I picked a good year to attend. 100 Years of Weird Tales is a theme which packs plenty of appeal for me. As you’d expect the panel sessions focus on the magazine that published its last pulp issue in 1954 but never really died. It soldiered on in fits and starts as a paperback and a magazine, all the way up through the present. Weird Tales played a critical role in the creation of sword-and-sorcery due to its permissive editorial policy which allowed for genre mixing and experimentation. And, as some scholars have noted, through its role as a "discourse community," which included a supportive but sometimes acerbic letters column called The Eyrie. Think message board and listserve pre-internet, and you're on the right track.

Let’s take a dive into the programming.

I fly into DFW just after 12:30 p.m. CST on Thursday April 27. We’re planning on heading into Cross Plains that afternoon and there are a couple events on schedule. Not sure if we’ll be hitting these or not, or just hang out informally at the pavilion. 

From the events page:

  • 2-4 PM: The Robert E. Howard Museum is open to the public. There are no docents on duty. The Gift Shop is open and the grounds and Pavilion are available to all.
  • 5-7 pm: Fish (and Chicken!) Fry at the Cross Plains Senior Center. Pending.

Friday April 28 is a full day. I definitely want to hit the bus tour of Cross Plains and surrounding areas (9-10:45 a.m.) and see the Cross Plains public library.

The first panel, 100 Years of Weird Tales, runs from 11-noon. Guest of honor John Betancourt, publisher at Wildside Press, is one of the panelists, as is Bobby Derie, whose “Deep Cuts in a Lovecraftian Vein” email newsletter I’ve been subscribed to for some time. Looks promising.

Here’s the rest of the official programming on the 28th:. 

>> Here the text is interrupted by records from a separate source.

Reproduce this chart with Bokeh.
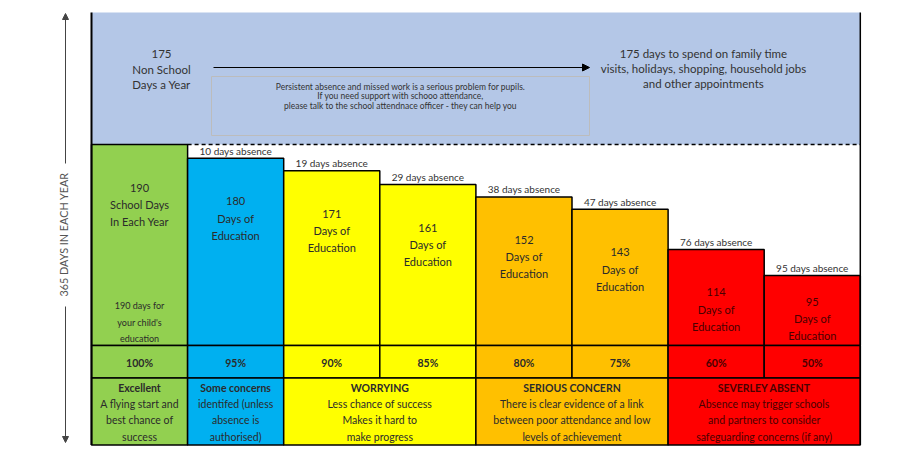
import math
from bokeh.plotting import figure
from bokeh.models import Range1d, Arrow, NormalHead
from bokeh.embed import file_html
from bokeh.resources import INLINE
from bokeh.core.properties import value

# ---------------- data ----------------
school_days = 190
non_school_days = 175
days = [190, 180, 171, 161, 152, 143, 114, 95]
absence_days = [0, 10, 19, 29, 38, 47, 76, 95]
percent = ["100%", "95%", "90%", "85%", "80%", "75%", "60%", "50%"]
bar_lines = [
    ["190", "School Days", "In Each Year"],
    ["180", "Days of", "Education"],
    ["171", "Days of", "Education"],
    ["161", "Days of", "Education"],
    ["152", "Days of", "Education"],
    ["143", "Days of", "Education"],
    ["114", "Days of", "Education"],
    ["95", "Days of", "Education"],
]
green_note = ["190 days for", "your child's", "education"]
band_start = [0, 1, 2, 4, 6]
band_end = [1, 2, 4, 6, 8]
band_title = ["Excellent", "Some concerns", "WORRYING", "SERIOUS CONCERN", "SEVERLEY ABSENT"]
band_text = [
    ["A flying start and", "best chance of", "success"],
    ["identifed (unless", "absence is", "authorised)"],
    ["Less chance of success", "Makes it hard to", "make progress"],
    ["There is clear evidence of a link", "between poor attendance and low", "levels of achievement"],
    ["Absence may trigger schools", "and partners to consider", "safeguarding concerns (if any)"],
]
header_left = ["175", "Non School", "Days a Year"]
header_right = ["175 days to spend on family time",
                "visits, holidays, shopping, household jobs",
                "and other appointments"]
notice = ["Persistent absence and missed work is a serious problem for pupils.",
          "If you need support with schooo attendance,",
          "please talk to the school attendnace officer - they can help you"]
side_label = "365 DAYS IN EACH YEAR"

# ---------------- styles ----------------
bar_colors = ["#92D050", "#00B0F0", "#FFFF00", "#FFFF00", "#FFC000", "#FFC000", "#FF0000", "#FF0000"]
band_colors = ["#92D050", "#00B0F0", "#FFFF00", "#FFC000", "#FF0000"]
header_color = "#B4C7E7"
FONT = "Lato"
TXT = "#2b2b2b"
TXT_ON_RED = "#4a0000"

# ---------------- layout ----------------
W, H = 886, 456
COL0, COLW = 91.0, 96.1
S = 1.38             # px per day
BASE_PX, TOP_PX = 345.0, 144.0
B = school_days - (BASE_PX - TOP_PX) / S


def xd(px):
    return (px - COL0) / COLW


def yd(py):
    return B + (BASE_PX - py) / S


p = figure(width=W, height=H, x_range=Range1d(xd(0), xd(W)),
           y_range=Range1d(yd(H), yd(0)),
           x_axis_location=None, y_axis_location=None,
           toolbar_location=None, output_backend="svg", min_border=0)
p.outline_line_color = None
p.grid.visible = False
p.background_fill_color = "white"

ncol = len(days)

# header region
p.quad(left=[0], right=[ncol], bottom=[school_days], top=[yd(12)],
       fill_color=header_color, line_color=None)
p.quad(left=[xd(211)], right=[xd(589)], bottom=[yd(135)], top=[yd(76)],
       fill_color=None, line_color="#bcbcbc", line_width=1)
p.add_layout(Arrow(end=NormalHead(size=7, fill_color="black", line_color="black"),
                   x_start=xd(213), y_start=yd(67), x_end=xd(589), y_end=yd(67),
                   line_color="black", line_width=1))

# dashed line at school-days level
p.segment(x0=[1], x1=[ncol], y0=[school_days], y1=[school_days],
          line_color="black", line_width=1.5, line_dash="4 3")

# bars
xs = [i + 0.5 for i in range(ncol)]
p.vbar(x=xs, width=1, bottom=B, top=days, fill_color=bar_colors,
       line_color="black", line_width=1.5)

# percent row
p.quad(left=list(range(ncol)), right=[i + 1 for i in range(ncol)],
       bottom=yd(377.5), top=B, fill_color=bar_colors, line_color="black", line_width=1.5)

# description bands
p.quad(left=band_start, right=band_end, bottom=yd(444.5), top=yd(377.5),
       fill_color=band_colors, line_color="black", line_width=1.5)

# borders
p.segment(x0=[0], x1=[0], y0=[yd(12)], y1=[yd(444.5)], line_color="black", line_width=2)
p.segment(x0=[ncol], x1=[ncol], y0=[yd(12)], y1=[yd(444.5)], line_color="black", line_width=1.5)


def add_text(x, y, t, size, bold=False, color=TXT, angle=0.0):
    p.text(x=x, y=y, text=t, text_font=value(FONT), text_font_size=value(size),
           text_font_style="bold" if bold else "normal", text_color=color,
           text_align="center", text_baseline="middle", angle=angle)


def col_color(i):
    return TXT_ON_RED if bar_colors[i] == "#FF0000" else TXT


# header texts
add_text([xd(161)] * 3, [yd(53 + 15.5 * k) for k in range(3)], header_left, "11.5px", color="#333333")
add_text([xd(703)] * 3, [yd(53 + 15 * k) for k in range(3)], header_right, "11.5px", color="#333333")
add_text([xd(400)] * 3, [yd(86 + 9.5 * k) for k in range(3)], notice, "8.5px", color="#333333")

# absence labels
ax, ay, at = [], [], []
for i in range(1, ncol):
    ax.append(i + 0.5)
    ay.append(days[i] + 7.5 / S)
    at.append(f"{absence_days[i]} days absence")
add_text(ax, ay, at, "10px", color="#333333")

# bar texts (first line 43px below top, kept inside short bars)
bx, by, bt, bc = [], [], [], []
for i in range(ncol):
    hpx = (days[i] - B) * S
    first = min(43.0, hpx - 44.0)
    for k, line in enumerate(bar_lines[i]):
        bx.append(i + 0.5)
        by.append(days[i] - (first + 17 * k) / S)
        bt.append(line)
        bc.append(col_color(i))
p.text(x=bx, y=by, text=bt, text_font=value(FONT), text_font_size=value("11px"),
       text_color=bc, text_align="center", text_baseline="middle")

add_text([0.5] * 3, [B + (40 - 16.5 * k) / S for k in range(3)], green_note, "9px")

# percent texts
p.text(x=xs, y=[yd(362)] * ncol, text=percent, text_font=value(FONT),
       text_font_size=value("10.5px"), text_font_style="bold",
       text_color=[col_color(i) for i in range(ncol)],
       text_align="center", text_baseline="middle")

# band texts
tx, ty, tt, tc = [], [], [], []
for j in range(len(band_title)):
    cx = (band_start[j] + band_end[j]) / 2
    c = TXT_ON_RED if band_colors[j] == "#FF0000" else TXT
    for k, line in enumerate(band_text[j]):
        tx.append(cx)
        ty.append(yd(403.5 + 16.3 * k))
        tt.append(line)
        tc.append(c)
p.text(x=[(band_start[j] + band_end[j]) / 2 for j in range(len(band_title))],
       y=[yd(387.5)] * len(band_title), text=band_title, text_font=value(FONT),
       text_font_size=value("10.5px"), text_font_style="bold",
       text_color=[TXT_ON_RED if c == "#FF0000" else TXT for c in band_colors],
       text_align="center", text_baseline="middle")
p.text(x=tx, y=ty, text=tt, text_font=value(FONT), text_font_size=value("10.5px"),
       text_color=tc, text_align="center", text_baseline="middle")

# side arrow and label
sx = xd(65)
p.add_layout(Arrow(end=NormalHead(size=6, fill_color="#444444", line_color="#444444"),
                   x_start=sx, y_start=yd(163), x_end=sx, y_end=yd(13),
                   line_color="#444444", line_width=1))
p.add_layout(Arrow(end=NormalHead(size=6, fill_color="#444444", line_color="#444444"),
                   x_start=sx, y_start=yd(306), x_end=sx, y_end=yd(442),
                   line_color="#444444", line_width=1))
add_text([xd(63)], [yd(234)], [side_label], "10.8px", color="#555555", angle=math.pi / 2)

open("out.html", "w").write(file_html(p, INLINE))
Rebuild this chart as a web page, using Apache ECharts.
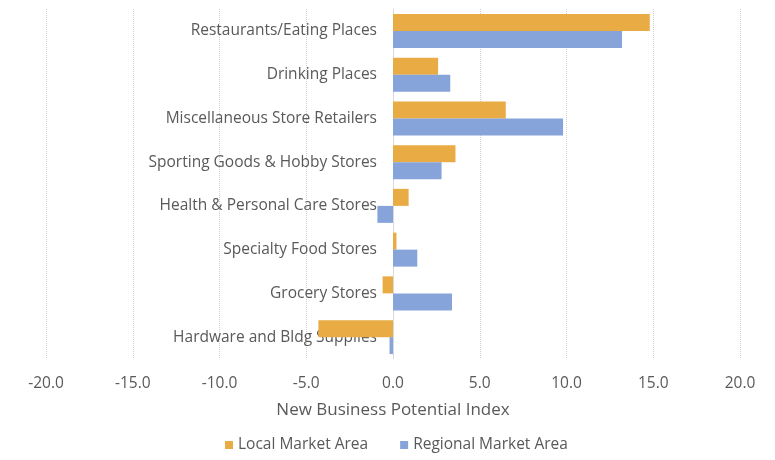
<!DOCTYPE html>
<html>
<head>
<meta charset="utf-8">
<script src="https://cdn.jsdelivr.net/npm/echarts@6/dist/echarts.min.js"></script>
<style>
  html, body { margin: 0; padding: 0; background: #fff; }
  #chart { width: 775px; height: 460px; }
</style>
</head>
<body>
<div id="chart"></div>
<script>
const categories = [
  'Restaurants/Eating Places',
  'Drinking Places',
  'Miscellaneous Store Retailers',
  'Sporting Goods & Hobby Stores',
  'Health & Personal Care Stores',
  'Specialty Food Stores',
  'Grocery Stores',
  'Hardware and Bldg Supplies'
]
const localMarket = [14.8, 2.6, 6.5, 3.6, 0.9, 0.2, -0.6, -4.3]
const regionalMarket = [13.2, 3.3, 9.8, 2.8, -0.9, 1.4, 3.4, -0.2]

const textColor = '#595959'
const fontFamily = '"Open Sans", Lato, sans-serif'

const chart = echarts.init(document.getElementById('chart'))

chart.setOption({
  animation: false,
  textStyle: { fontFamily: fontFamily },
  grid: {
    left: 46,
    right: 35,
    top: 9,
    height: 350,
    outerBoundsMode: 'none'
  },
  legend: {
    bottom: 2,
    left: 220,
    itemWidth: 8,
    itemHeight: 8,
    itemGap: 32,
    icon: 'rect',
    textStyle: { color: textColor, fontSize: 15.5, fontFamily: fontFamily },
    data: ['Local Market Area', 'Regional Market Area']
  },
  xAxis: {
    type: 'value',
    min: -20,
    max: 20,
    interval: 5,
    name: 'New Business Potential Index',
    nameLocation: 'middle',
    nameGap: 43,
    nameTextStyle: { color: textColor, fontSize: 17 },
    axisLine: { show: false },
    axisTick: { show: false },
    axisLabel: {
      color: textColor,
      fontSize: 15.5,
      margin: 17,
      formatter: (v) => v.toFixed(1)
    },
    splitLine: {
      show: true,
      lineStyle: { color: '#d0d0d0', type: 'dotted', width: 1 }
    }
  },
  yAxis: {
    type: 'category',
    inverse: true,
    data: categories,
    offset: -347,
    axisLine: {
      show: true,
      onZero: false,
      lineStyle: { color: '#d9d9d9', width: 1 }
    },
    axisTick: { show: false },
    axisLabel: {
      color: textColor,
      fontSize: 15.5,
      margin: 16
    }
  },
  series: [
    {
      name: 'Local Market Area',
      type: 'bar',
      color: '#E9AB43',
      barWidth: 17,
      barGap: '0%',
      data: localMarket
    },
    {
      name: 'Regional Market Area',
      type: 'bar',
      color: '#86A4DA',
      barWidth: 17,
      barGap: '0%',
      data: regionalMarket
    }
  ]
})
</script>
</body>
</html>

  • 1:30 - 2:30 pm: PANEL: The 3 Musketeers of Weird Tales: Panelists: Mark Finn, Bobby Derie, Jeff Shanks + others.
  • 2:30 - 3:30 pm PANEL: The Glenn Lord Symposium. Jason Ray Carney, Moderator. Presenters: Dierk Guenther + two others. At Cross Plains Methodist Church
  • 9 pm PANEL: Fists at the Ice House. Our perennial favorite presentation about Howard's most prolific writings, his boxing stories. Presented behind the Ice House on Main Street (next to Subway) on the concrete slab where Howard actually boxed! 

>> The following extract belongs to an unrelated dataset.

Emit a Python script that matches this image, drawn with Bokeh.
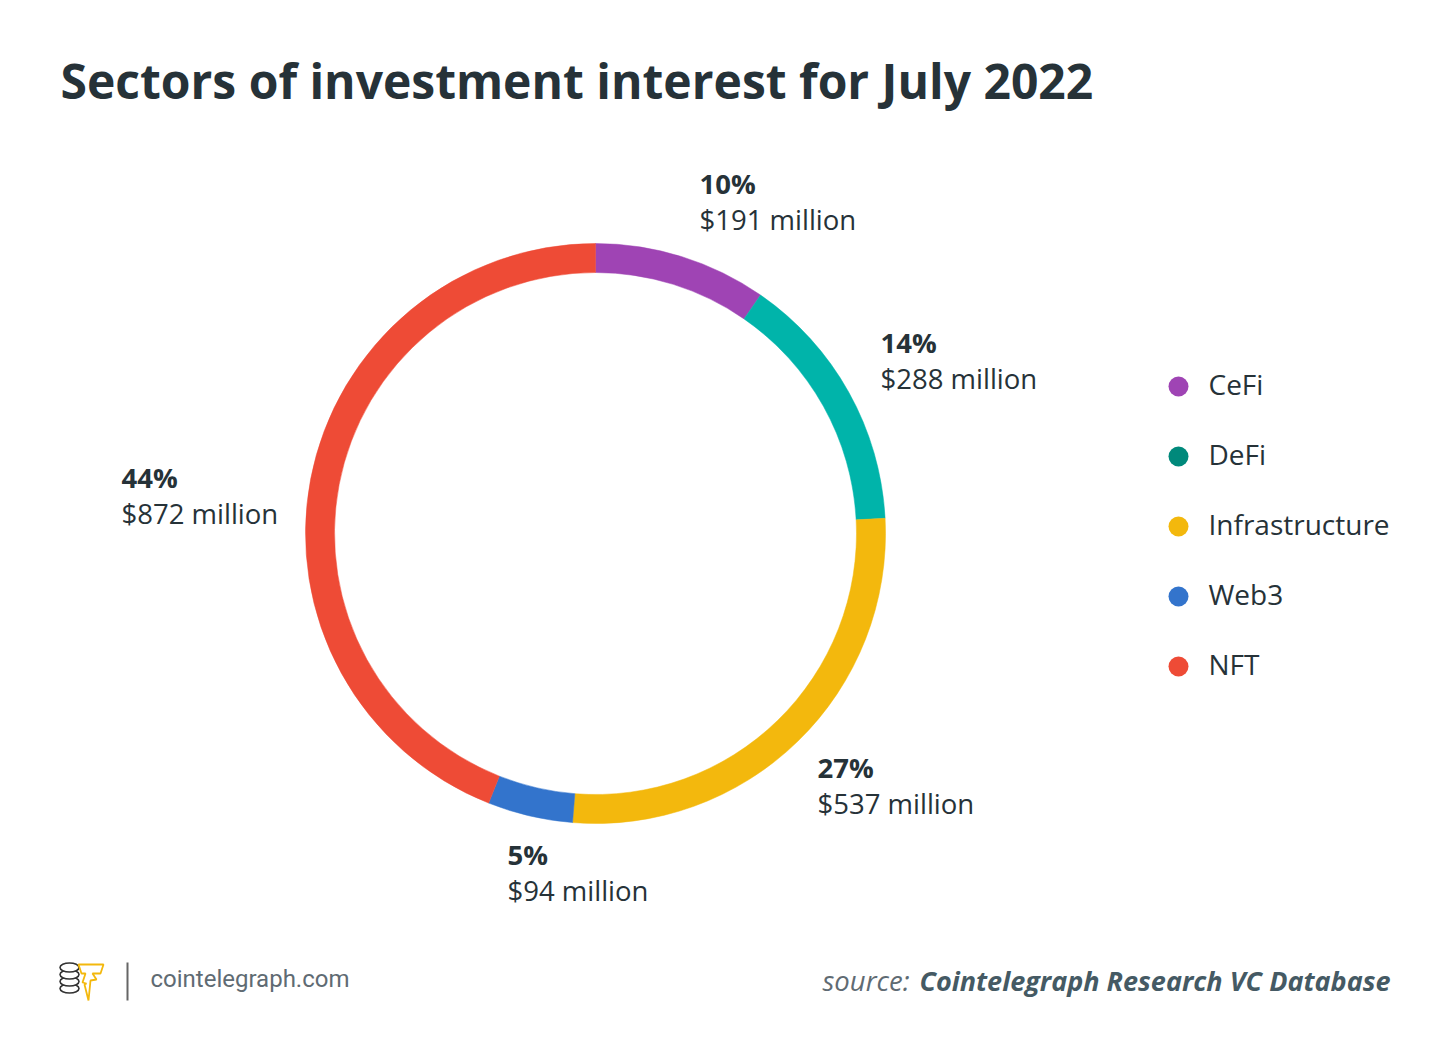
import numpy as np
from bokeh.plotting import figure
from bokeh.models import Range1d, ColumnDataSource
from bokeh.core.properties import value
from bokeh.embed import file_html
from bokeh.resources import INLINE

# ---- data ----
sectors = ["CeFi", "DeFi", "Infrastructure", "Web3", "NFT"]
amounts = [191, 288, 537, 94, 872]          # $ million
pct_labels = ["10%", "14%", "27%", "5%", "44%"]
amount_labels = ["$191 million", "$288 million", "$537 million", "$94 million", "$872 million"]
ring_colors = ["#9f44b4", "#00b4aa", "#f3b80d", "#3374cc", "#ee4b36"]
legend_colors = ["#9f44b4", "#00897b", "#f3b80d", "#3374cc", "#ee4b36"]

# ---- layout (reference pixel coords) ----
W, H = 1450, 1061
def Y(py):
    return H - py

def TY(py, size):
    # baseline correction for svg text rendering
    return Y(py - 0.41 * size)

p = figure(width=W, height=H, x_range=Range1d(0, W), y_range=Range1d(0, H),
           output_backend="svg", toolbar_location=None, min_border=0,
           background_fill_color="white", border_fill_color="white")
p.axis.visible = False
p.grid.visible = False
p.outline_line_color = None

FONT = value("Open Sans")
TXT = "#263238"

# title
p.text(x=[60], y=[TY(100, 48)], text=["Sectors of investment interest for July 2022"],
       text_font=FONT, text_font_size="48px", text_font_style="bold",
       text_color=TXT, text_baseline="alphabetic", text_align="left")

# donut
vals = np.array(amounts, dtype=float)
frac = vals / vals.sum()
c1 = np.cumsum(frac)
c0 = c1 - frac
start = np.pi / 2 - 2 * np.pi * c0
end = np.pi / 2 - 2 * np.pi * c1
cx, cy = 595, Y(533)
ring = ColumnDataSource(dict(x=[cx] * len(sectors), y=[cy] * len(sectors),
                             start=start, end=end, color=ring_colors))
p.annular_wedge(x="x", y="y", inner_radius=261, outer_radius=290,
                start_angle="start", end_angle="end", direction="clock",
                fill_color="color", line_color="color", line_width=0.5, source=ring)

# slice labels
LS = 27.5
lab_x = [699, 880, 817, 507, 121]
lab_y = [194, 353, 778, 865, 488]
labs = ColumnDataSource(dict(x=lab_x, yp=[TY(v, LS) for v in lab_y], yv=[TY(v + 36, LS) for v in lab_y],
                             pct=pct_labels, amt=amount_labels))
p.text(x="x", y="yp", text="pct", source=labs, text_font=FONT, text_font_size=f"{LS}px",
       text_font_style="bold", text_color=TXT, text_baseline="alphabetic")
p.text(x="x", y="yv", text="amt", source=labs, text_font=FONT, text_font_size=f"{LS}px",
       text_color=TXT, text_baseline="alphabetic")

# legend
leg_py = [386 + 70 * i for i in range(len(sectors))]
leg = ColumnDataSource(dict(x=[1178] * len(sectors), y=[Y(v) for v in leg_py],
                            ty=[TY(v + 9, 28) for v in leg_py],
                            tx=[1208] * len(sectors), name=sectors, color=legend_colors))
p.scatter(x="x", y="y", size=20, fill_color="color", line_color=None, source=leg)
p.text(x="tx", y="ty", text="name", source=leg, text_font=FONT, text_font_size="28px",
       text_color=TXT, text_baseline="alphabetic")

# footer: logo
for yy in [988, 981, 974, 967]:
    p.ellipse(x=[69], y=[Y(yy)], width=19, height=9, fill_color="white",
              line_color="#333333", line_width=1.6)
p.patch(x=[79, 103, 100, 92, 96, 90, 88, 84, 86, 82, 85, 81, 78],
        y=[Y(v) for v in [964, 964, 973, 973, 979, 980, 1000, 984, 983, 982, 973, 973, 964]],
        fill_color="white", line_color="#f3b80d", line_width=1.8)
p.segment(x0=[127], y0=[Y(962)], x1=[127], y1=[Y(1000)], line_color="#666666", line_width=2)
p.text(x=[150], y=[TY(988, 24)], text=["cointelegraph.com"], text_font=value("Roboto"),
       text_font_size="24px", text_color="#5f6b73", text_baseline="alphabetic")

# source
p.text(x=[822], y=[TY(991, 27.5)], text=["source:"], text_font=FONT, text_font_size="27.5px",
       text_font_style="italic", text_color="#5f6b73", text_baseline="alphabetic")
p.text(x=[1390], y=[TY(991, 27)], text=["Cointelegraph Research VC Database"], text_font=FONT,
       text_font_size="27px", text_font_style="bold italic", text_color="#455a64",
       text_baseline="alphabetic", text_align="right")

open("out.html", "w").write(file_html(p, INLINE))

Beyond the content I’m looking forward to meeting the panelists. I’m a fan of Mark Finn’s biography of REH, Blood and Thunder, Jeff Shanks’ many essays, and Patrice Louinet’s work in the definitive Del Rey editions of Howard. I’ve corresponded with Jason Ray Carney and “met” him once via virtual seminar. Seeing and meeting all of these dudes in person will be something speical.

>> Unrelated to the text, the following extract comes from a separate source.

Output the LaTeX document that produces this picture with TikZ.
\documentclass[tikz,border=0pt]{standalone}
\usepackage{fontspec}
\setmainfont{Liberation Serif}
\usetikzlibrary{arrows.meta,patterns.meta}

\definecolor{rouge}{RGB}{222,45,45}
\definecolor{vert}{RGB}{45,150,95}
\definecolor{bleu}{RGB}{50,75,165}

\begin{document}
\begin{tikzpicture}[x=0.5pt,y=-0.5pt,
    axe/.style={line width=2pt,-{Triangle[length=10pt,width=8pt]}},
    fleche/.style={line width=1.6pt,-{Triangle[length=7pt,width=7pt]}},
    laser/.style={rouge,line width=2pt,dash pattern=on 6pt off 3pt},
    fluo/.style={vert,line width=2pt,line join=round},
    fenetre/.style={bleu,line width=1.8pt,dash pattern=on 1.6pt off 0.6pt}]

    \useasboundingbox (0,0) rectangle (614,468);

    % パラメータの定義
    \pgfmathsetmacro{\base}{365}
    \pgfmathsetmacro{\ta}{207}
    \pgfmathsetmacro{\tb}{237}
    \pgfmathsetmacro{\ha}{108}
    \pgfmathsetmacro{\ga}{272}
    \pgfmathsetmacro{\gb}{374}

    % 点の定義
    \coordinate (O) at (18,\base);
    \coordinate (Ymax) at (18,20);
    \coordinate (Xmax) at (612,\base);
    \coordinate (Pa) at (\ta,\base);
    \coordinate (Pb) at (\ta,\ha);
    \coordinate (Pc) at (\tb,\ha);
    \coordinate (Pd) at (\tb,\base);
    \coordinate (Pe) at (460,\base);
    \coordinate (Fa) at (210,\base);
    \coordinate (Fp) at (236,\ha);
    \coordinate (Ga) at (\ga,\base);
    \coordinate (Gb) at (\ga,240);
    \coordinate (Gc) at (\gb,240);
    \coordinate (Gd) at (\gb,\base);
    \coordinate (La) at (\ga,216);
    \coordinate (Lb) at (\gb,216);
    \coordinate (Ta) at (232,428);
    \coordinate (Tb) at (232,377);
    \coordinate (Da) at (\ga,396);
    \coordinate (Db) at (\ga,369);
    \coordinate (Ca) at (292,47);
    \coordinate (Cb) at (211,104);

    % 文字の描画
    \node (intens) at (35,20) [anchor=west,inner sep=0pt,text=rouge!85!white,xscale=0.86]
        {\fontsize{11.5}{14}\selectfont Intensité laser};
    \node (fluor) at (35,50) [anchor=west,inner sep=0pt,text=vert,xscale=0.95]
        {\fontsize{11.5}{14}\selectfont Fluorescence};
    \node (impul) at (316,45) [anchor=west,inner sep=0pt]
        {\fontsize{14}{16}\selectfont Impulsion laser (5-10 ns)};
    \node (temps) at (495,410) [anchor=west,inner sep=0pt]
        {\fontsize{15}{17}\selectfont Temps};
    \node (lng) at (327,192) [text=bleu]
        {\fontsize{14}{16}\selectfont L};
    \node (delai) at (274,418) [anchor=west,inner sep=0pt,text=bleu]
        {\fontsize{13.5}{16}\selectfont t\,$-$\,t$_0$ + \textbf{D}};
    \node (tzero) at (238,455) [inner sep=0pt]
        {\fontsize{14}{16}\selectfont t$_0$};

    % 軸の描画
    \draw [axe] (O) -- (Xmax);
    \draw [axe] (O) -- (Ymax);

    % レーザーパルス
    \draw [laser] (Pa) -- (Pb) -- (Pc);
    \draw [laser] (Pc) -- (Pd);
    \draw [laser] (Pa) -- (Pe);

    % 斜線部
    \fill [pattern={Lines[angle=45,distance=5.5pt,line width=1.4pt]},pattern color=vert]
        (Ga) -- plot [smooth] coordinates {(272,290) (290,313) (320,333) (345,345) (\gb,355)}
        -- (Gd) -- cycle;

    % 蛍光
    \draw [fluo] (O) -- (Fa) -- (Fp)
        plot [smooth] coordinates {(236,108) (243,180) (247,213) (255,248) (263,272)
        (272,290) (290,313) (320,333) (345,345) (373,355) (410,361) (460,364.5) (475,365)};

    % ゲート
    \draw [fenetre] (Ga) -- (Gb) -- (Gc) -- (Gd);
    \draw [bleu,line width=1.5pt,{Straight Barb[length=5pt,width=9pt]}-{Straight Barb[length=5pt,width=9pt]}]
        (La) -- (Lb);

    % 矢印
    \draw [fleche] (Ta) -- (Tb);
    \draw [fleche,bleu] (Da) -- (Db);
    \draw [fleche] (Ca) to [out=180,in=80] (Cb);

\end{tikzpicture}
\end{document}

Saturday April 29th is also a full day:

  • 11 am - Noon: PANEL: REH and Weird Tales. Panelists: Patrice Louinet, John Betancourt, Bobby Derie, Dennis McHaney.
  • 1:30 - 2:30 pm: PANEL: The Art of Weird Tales. Panelists: Dennis McHaney, J. David Spurlock, Michael Tierney + others.
  • 2:30 - 3:30 pm: PANEL: What's Up with REH? This is our wrap-up panel, devoted to the latest news of Howard publishing, entertainment and how his influence continues. Panelists: Paul Herman, Heroic Signatures + others. 

Of course, the tour of the museum grounds by Rusty Burke (4 p.m.), BBQ, and porchlight poetry readings to wrap up the 29th are a must. 

That’s a full three days and then I head back to DFW early Sunday morning.